Transcribe the listing that follows in full, omitting pictures.

[Rows from a dataset]
# # #

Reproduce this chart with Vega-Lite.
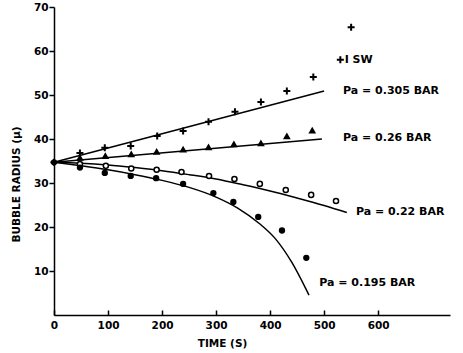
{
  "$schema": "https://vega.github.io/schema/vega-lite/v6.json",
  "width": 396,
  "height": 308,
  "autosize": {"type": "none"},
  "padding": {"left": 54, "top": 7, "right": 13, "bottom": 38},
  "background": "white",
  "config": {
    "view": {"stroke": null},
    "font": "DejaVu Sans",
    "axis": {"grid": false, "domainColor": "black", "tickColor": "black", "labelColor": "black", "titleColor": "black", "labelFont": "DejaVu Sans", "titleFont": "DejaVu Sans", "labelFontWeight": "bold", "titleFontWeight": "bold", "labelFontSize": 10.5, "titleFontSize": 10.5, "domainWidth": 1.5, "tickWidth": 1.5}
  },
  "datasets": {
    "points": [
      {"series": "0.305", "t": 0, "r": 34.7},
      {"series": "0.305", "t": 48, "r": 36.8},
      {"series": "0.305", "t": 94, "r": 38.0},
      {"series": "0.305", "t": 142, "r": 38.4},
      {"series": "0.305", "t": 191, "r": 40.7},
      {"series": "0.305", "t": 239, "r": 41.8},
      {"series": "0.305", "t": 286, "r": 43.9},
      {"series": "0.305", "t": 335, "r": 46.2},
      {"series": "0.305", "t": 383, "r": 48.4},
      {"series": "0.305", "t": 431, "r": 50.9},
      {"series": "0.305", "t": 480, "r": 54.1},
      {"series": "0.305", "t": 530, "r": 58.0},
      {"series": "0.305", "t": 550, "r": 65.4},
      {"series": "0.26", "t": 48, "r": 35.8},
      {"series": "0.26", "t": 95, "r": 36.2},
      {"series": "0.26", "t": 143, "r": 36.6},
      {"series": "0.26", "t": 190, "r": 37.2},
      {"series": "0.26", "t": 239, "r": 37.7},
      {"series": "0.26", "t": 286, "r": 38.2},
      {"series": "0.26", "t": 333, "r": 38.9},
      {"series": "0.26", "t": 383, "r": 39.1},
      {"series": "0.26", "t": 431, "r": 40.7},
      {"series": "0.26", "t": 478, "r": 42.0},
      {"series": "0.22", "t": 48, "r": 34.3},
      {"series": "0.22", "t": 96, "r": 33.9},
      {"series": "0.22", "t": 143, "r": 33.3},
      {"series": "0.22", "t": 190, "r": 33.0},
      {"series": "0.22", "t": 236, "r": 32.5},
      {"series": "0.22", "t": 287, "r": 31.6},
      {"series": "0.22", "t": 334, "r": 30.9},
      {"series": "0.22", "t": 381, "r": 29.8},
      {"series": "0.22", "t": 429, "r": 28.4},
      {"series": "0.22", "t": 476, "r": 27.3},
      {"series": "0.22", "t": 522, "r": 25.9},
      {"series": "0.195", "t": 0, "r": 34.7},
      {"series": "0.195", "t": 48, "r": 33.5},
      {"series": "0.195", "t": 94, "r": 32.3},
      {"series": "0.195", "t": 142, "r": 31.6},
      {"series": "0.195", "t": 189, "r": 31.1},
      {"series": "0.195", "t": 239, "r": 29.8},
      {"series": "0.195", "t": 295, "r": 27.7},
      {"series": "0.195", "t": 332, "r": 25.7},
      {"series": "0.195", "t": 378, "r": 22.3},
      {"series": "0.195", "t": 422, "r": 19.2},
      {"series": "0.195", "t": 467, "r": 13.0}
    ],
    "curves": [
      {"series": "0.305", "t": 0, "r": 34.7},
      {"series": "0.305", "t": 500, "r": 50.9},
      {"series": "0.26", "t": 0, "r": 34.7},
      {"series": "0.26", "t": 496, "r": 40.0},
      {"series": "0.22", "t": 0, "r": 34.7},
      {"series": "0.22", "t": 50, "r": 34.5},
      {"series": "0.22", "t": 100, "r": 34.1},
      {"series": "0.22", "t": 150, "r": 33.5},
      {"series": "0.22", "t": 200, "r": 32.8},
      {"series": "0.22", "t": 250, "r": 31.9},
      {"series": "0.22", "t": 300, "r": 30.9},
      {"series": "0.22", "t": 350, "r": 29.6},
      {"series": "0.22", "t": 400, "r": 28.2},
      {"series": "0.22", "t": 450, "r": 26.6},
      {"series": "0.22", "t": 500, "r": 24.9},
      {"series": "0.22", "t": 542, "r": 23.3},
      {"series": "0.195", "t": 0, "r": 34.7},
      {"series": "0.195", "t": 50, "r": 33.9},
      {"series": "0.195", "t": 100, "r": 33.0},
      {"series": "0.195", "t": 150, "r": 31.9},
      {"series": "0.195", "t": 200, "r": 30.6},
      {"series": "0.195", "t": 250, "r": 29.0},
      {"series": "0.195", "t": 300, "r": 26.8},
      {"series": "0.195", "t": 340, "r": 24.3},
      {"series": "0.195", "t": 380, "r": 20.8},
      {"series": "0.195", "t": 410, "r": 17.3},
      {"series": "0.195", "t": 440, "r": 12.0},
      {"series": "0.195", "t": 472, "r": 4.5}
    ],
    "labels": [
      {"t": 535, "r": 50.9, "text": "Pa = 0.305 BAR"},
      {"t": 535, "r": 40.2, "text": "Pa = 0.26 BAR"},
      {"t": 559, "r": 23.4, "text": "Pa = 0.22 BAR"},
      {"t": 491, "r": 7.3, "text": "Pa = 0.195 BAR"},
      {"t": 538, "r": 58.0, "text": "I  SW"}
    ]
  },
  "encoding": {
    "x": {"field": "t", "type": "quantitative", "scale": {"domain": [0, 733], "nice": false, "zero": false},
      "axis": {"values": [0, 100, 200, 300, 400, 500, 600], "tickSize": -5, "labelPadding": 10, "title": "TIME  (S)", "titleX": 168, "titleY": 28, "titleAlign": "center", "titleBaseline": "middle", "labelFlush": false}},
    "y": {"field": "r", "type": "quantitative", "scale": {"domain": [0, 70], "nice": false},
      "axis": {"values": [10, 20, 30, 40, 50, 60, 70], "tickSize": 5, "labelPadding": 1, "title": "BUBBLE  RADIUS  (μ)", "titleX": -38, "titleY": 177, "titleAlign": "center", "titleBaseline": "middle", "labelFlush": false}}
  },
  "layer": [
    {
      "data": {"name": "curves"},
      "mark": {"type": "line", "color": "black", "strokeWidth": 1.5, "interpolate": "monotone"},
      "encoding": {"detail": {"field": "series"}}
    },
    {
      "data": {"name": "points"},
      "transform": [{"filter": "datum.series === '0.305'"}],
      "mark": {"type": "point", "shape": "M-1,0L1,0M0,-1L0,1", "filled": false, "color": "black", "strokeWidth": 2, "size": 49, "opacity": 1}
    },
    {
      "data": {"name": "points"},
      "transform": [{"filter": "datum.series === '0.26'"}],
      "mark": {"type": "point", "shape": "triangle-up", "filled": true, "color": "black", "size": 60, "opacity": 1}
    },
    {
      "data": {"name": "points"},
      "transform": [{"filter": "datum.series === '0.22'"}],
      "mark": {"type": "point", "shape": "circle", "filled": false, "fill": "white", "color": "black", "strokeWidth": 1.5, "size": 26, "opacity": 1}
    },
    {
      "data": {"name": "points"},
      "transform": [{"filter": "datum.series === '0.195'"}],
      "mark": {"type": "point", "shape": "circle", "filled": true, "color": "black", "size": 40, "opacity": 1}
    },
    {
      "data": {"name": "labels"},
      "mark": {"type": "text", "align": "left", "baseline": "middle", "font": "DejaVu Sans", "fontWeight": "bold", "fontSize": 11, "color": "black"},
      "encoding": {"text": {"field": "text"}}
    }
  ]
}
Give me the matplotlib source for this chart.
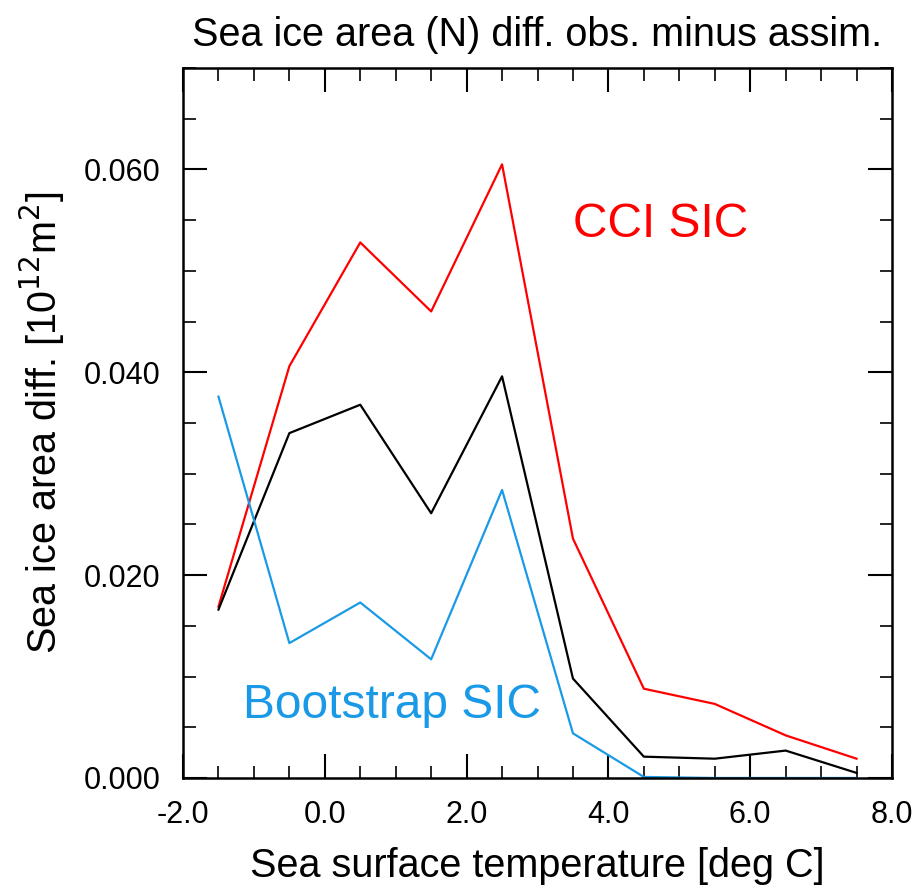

# # #

Response ::
Reproduce this chart with Vega-Lite.
{
  "$schema": "https://vega.github.io/schema/vega-lite/v6.json",
  "width": 396,
  "height": 308,
  "autosize": {"type": "none"},
  "padding": {"left": 54, "top": 7, "right": 13, "bottom": 38},
  "background": "white",
  "config": {
    "view": {"stroke": null},
    "font": "DejaVu Sans",
    "axis": {"grid": false, "domainColor": "black", "tickColor": "black", "labelColor": "black", "titleColor": "black", "labelFont": "DejaVu Sans", "titleFont": "DejaVu Sans", "labelFontWeight": "bold", "titleFontWeight": "bold", "labelFontSize": 10.5, "titleFontSize": 10.5, "domainWidth": 1.5, "tickWidth": 1.5}
  },
  "datasets": {
    "points": [
      {"series": "0.305", "t": 0, "r": 34.7},
      {"series": "0.305", "t": 48, "r": 36.8},
      {"series": "0.305", "t": 94, "r": 38.0},
      {"series": "0.305", "t": 142, "r": 38.4},
      {"series": "0.305", "t": 191, "r": 40.7},
      {"series": "0.305", "t": 239, "r": 41.8},
      {"series": "0.305", "t": 286, "r": 43.9},
      {"series": "0.305", "t": 335, "r": 46.2},
      {"series": "0.305", "t": 383, "r": 48.4},
      {"series": "0.305", "t": 431, "r": 50.9},
      {"series": "0.305", "t": 480, "r": 54.1},
      {"series": "0.305", "t": 530, "r": 58.0},
      {"series": "0.305", "t": 550, "r": 65.4},
      {"series": "0.26", "t": 48, "r": 35.8},
      {"series": "0.26", "t": 95, "r": 36.2},
      {"series": "0.26", "t": 143, "r": 36.6},
      {"series": "0.26", "t": 190, "r": 37.2},
      {"series": "0.26", "t": 239, "r": 37.7},
      {"series": "0.26", "t": 286, "r": 38.2},
      {"series": "0.26", "t": 333, "r": 38.9},
      {"series": "0.26", "t": 383, "r": 39.1},
      {"series": "0.26", "t": 431, "r": 40.7},
      {"series": "0.26", "t": 478, "r": 42.0},
      {"series": "0.22", "t": 48, "r": 34.3},
      {"series": "0.22", "t": 96, "r": 33.9},
      {"series": "0.22", "t": 143, "r": 33.3},
      {"series": "0.22", "t": 190, "r": 33.0},
      {"series": "0.22", "t": 236, "r": 32.5},
      {"series": "0.22", "t": 287, "r": 31.6},
      {"series": "0.22", "t": 334, "r": 30.9},
      {"series": "0.22", "t": 381, "r": 29.8},
      {"series": "0.22", "t": 429, "r": 28.4},
      {"series": "0.22", "t": 476, "r": 27.3},
      {"series": "0.22", "t": 522, "r": 25.9},
      {"series": "0.195", "t": 0, "r": 34.7},
      {"series": "0.195", "t": 48, "r": 33.5},
      {"series": "0.195", "t": 94, "r": 32.3},
      {"series": "0.195", "t": 142, "r": 31.6},
      {"series": "0.195", "t": 189, "r": 31.1},
      {"series": "0.195", "t": 239, "r": 29.8},
      {"series": "0.195", "t": 295, "r": 27.7},
      {"series": "0.195", "t": 332, "r": 25.7},
      {"series": "0.195", "t": 378, "r": 22.3},
      {"series": "0.195", "t": 422, "r": 19.2},
      {"series": "0.195", "t": 467, "r": 13.0}
    ],
    "curves": [
      {"series": "0.305", "t": 0, "r": 34.7},
      {"series": "0.305", "t": 500, "r": 50.9},
      {"series": "0.26", "t": 0, "r": 34.7},
      {"series": "0.26", "t": 496, "r": 40.0},
      {"series": "0.22", "t": 0, "r": 34.7},
      {"series": "0.22", "t": 50, "r": 34.5},
      {"series": "0.22", "t": 100, "r": 34.1},
      {"series": "0.22", "t": 150, "r": 33.5},
      {"series": "0.22", "t": 200, "r": 32.8},
      {"series": "0.22", "t": 250, "r": 31.9},
      {"series": "0.22", "t": 300, "r": 30.9},
      {"series": "0.22", "t": 350, "r": 29.6},
      {"series": "0.22", "t": 400, "r": 28.2},
      {"series": "0.22", "t": 450, "r": 26.6},
      {"series": "0.22", "t": 500, "r": 24.9},
      {"series": "0.22", "t": 542, "r": 23.3},
      {"series": "0.195", "t": 0, "r": 34.7},
      {"series": "0.195", "t": 50, "r": 33.9},
      {"series": "0.195", "t": 100, "r": 33.0},
      {"series": "0.195", "t": 150, "r": 31.9},
      {"series": "0.195", "t": 200, "r": 30.6},
      {"series": "0.195", "t": 250, "r": 29.0},
      {"series": "0.195", "t": 300, "r": 26.8},
      {"series": "0.195", "t": 340, "r": 24.3},
      {"series": "0.195", "t": 380, "r": 20.8},
      {"series": "0.195", "t": 410, "r": 17.3},
      {"series": "0.195", "t": 440, "r": 12.0},
      {"series": "0.195", "t": 472, "r": 4.5}
    ],
    "labels": [
      {"t": 535, "r": 50.9, "text": "Pa = 0.305 BAR"},
      {"t": 535, "r": 40.2, "text": "Pa = 0.26 BAR"},
      {"t": 559, "r": 23.4, "text": "Pa = 0.22 BAR"},
      {"t": 491, "r": 7.3, "text": "Pa = 0.195 BAR"},
      {"t": 538, "r": 58.0, "text": "I  SW"}
    ]
  },
  "encoding": {
    "x": {"field": "t", "type": "quantitative", "scale": {"domain": [0, 733], "nice": false, "zero": false},
      "axis": {"values": [0, 100, 200, 300, 400, 500, 600], "tickSize": -5, "labelPadding": 10, "title": "TIME  (S)", "titleX": 168, "titleY": 28, "titleAlign": "center", "titleBaseline": "middle", "labelFlush": false}},
    "y": {"field": "r", "type": "quantitative", "scale": {"domain": [0, 70], "nice": false},
      "axis": {"values": [10, 20, 30, 40, 50, 60, 70], "tickSize": 5, "labelPadding": 1, "title": "BUBBLE  RADIUS  (μ)", "titleX": -38, "titleY": 177, "titleAlign": "center", "titleBaseline": "middle", "labelFlush": false}}
  },
  "layer": [
    {
      "data": {"name": "curves"},
      "mark": {"type": "line", "color": "black", "strokeWidth": 1.5, "interpolate": "monotone"},
      "encoding": {"detail": {"field": "series"}}
    },
    {
      "data": {"name": "points"},
      "transform": [{"filter": "datum.series === '0.305'"}],
      "mark": {"type": "point", "shape": "M-1,0L1,0M0,-1L0,1", "filled": false, "color": "black", "strokeWidth": 2, "size": 49, "opacity": 1}
    },
    {
      "data": {"name": "points"},
      "transform": [{"filter": "datum.series === '0.26'"}],
      "mark": {"type": "point", "shape": "triangle-up", "filled": true, "color": "black", "size": 60, "opacity": 1}
    },
    {
      "data": {"name": "points"},
      "transform": [{"filter": "datum.series === '0.22'"}],
      "mark": {"type": "point", "shape": "circle", "filled": false, "fill": "white", "color": "black", "strokeWidth": 1.5, "size": 26, "opacity": 1}
    },
    {
      "data": {"name": "points"},
      "transform": [{"filter": "datum.series === '0.195'"}],
      "mark": {"type": "point", "shape": "circle", "filled": true, "color": "black", "size": 40, "opacity": 1}
    },
    {
      "data": {"name": "labels"},
      "mark": {"type": "text", "align": "left", "baseline": "middle", "font": "DejaVu Sans", "fontWeight": "bold", "fontSize": 11, "color": "black"},
      "encoding": {"text": {"field": "text"}}
    }
  ]
}
Give me the matplotlib source for this chart.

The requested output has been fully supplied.